17. Offers should be a) specific, and b) tangible. Avoid “learn more” and “for more information” at all costs.
18. Sell the value of the offer by highlighting a relevant statistic or quote that can help tease the content and show value or added credibility.
19. State benefits in action-oriented terms, and not simply as a topic, for example: “Learn how to …” vs. “How to …”
20. Break up long blocks of copy into short paragraphs of 1-2 sentences each, even it makes the email look longer. Long paragraphs are difficult to scan and look intimidating at a glance, decreasing open rates.

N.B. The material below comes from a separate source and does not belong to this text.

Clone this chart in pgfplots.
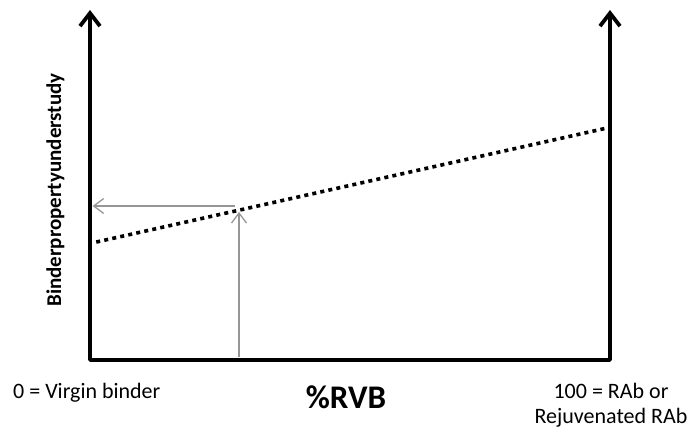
\documentclass[border=0pt]{standalone}
\usepackage{pgfplots}
\pgfplotsset{compat=1.18}
\usepackage{fontspec}
\setmainfont{Carlito}
\usetikzlibrary{arrows.meta}
\definecolor{guide}{RGB}{150,150,150}
\begin{document}
\begin{tikzpicture}
\useasboundingbox (-90bp,-68bp) rectangle (601bp,360bp);
\begin{axis}[
  at={(0,0)}, anchor=south west,
  scale only axis, width=520bp, height=350bp,
  xmin=0, xmax=100, ymin=0, ymax=100,
  axis lines=none, clip=false,
]
% main frame axes
\addplot[line width=3.8bp, line join=round, line cap=round,
  {Straight Barb[length=13bp,width=20bp,line width=3.8bp]}-{Straight Barb[length=13bp,width=20bp,line width=3.8bp]}]
  coordinates {(0,100) (0,0) (100,0) (100,100)};
% dotted line
\addplot[line width=3.6bp, line cap=butt, dash pattern=on 4bp off 4.2bp]
  coordinates {(1.2,33.7) (99.5,66.3)};
% guide arrows
\addplot[guide, line width=1.3bp, -{Straight Barb[length=10bp,width=15bp,line width=1.3bp]}]
  coordinates {(28.65,0.9) (28.65,42.3)};
\addplot[guide, line width=1.3bp, -{Straight Barb[length=10bp,width=15bp,line width=1.3bp]}]
  coordinates {(27.9,44.0) (0.5,44.0)};
\end{axis}
\node[anchor=base west, inner sep=0pt, font=\fontsize{22bp}{25bp}\selectfont] at (-77bp,-38bp) {0 = Virgin binder};
\node[anchor=base, inner sep=0pt, font=\fontsize{33bp}{38bp}\selectfont\bfseries] at (256bp,-48bp) {\%RVB};
\node[anchor=base, inner sep=0pt, font=\fontsize{22bp}{25bp}\selectfont] at (521bp,-38bp) {100 = RAb or};
\node[anchor=base, inner sep=0pt, font=\fontsize{22bp}{25bp}\selectfont] at (521bp,-63bp) {Rejuvenated RAb};
\node[anchor=base, inner sep=0pt, rotate=90, font=\fontsize{21bp}{24bp}\selectfont\bfseries] at (-29bp,170bp) {Binderpropertyunderstudy};
\end{tikzpicture}
\end{document}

21. Sub-heads within emails are effective ways to break up content and grab the reader if he/she scans the email at a glance, but should not be written as if for a brochure (i.e. as titles for sections of content). Email sub-heads should 1) be action-oriented and 2) tie back to the offer.
22. Sell the offer, not the product. Describe the offer in terms that will appeal to someone experiencing the problems/issues that your product/service/solution can solve.
23. When marketing events, include specifics. In addition to date and time, include a speaker bio, how long the event is, a list of topics (if not an agenda), top 3 reasons to attend (benefits), etc.
24. Social sharing links can expand an email’s reach, but they can also cannibalize email response, driving away clicks to your primary call-to-action. In general, social links are best relegated to the landing page, thank you page or confirmation email.
25. Don’t confuse social “sharing” icons with “follow” social icons. Social sharing icons provide the recipient the opportunity to share your content and extend the reach of your campaign. “Follow” icons promote your company’s social media channels.
26. Make your thank you page work harder. Include related offers/content, social sharing icons, and suggested “next steps.”
27. Fulfill downloadable offers via email (using a link, not an attachment). Using email fulfillment 1) enforces valid email addresses, 2) makes it easier for the recipient to access the content at a later date, and 3) allows you to trigger sales follow-up (or increase lead score) when he/she clicks on the link.
28. Test one variable at a time. For subject lines, vary one or two words at most so that the results mean something.
29. Test copy and design elements on your landing page. Increasing conversion (click to registration) rates is often much easier compared to achieving the same impact at the front end of the process (open, click rates).
29. Use tools such as Litmus to perform spam filter tests prior to broadcast and preview your campaign across different email clients.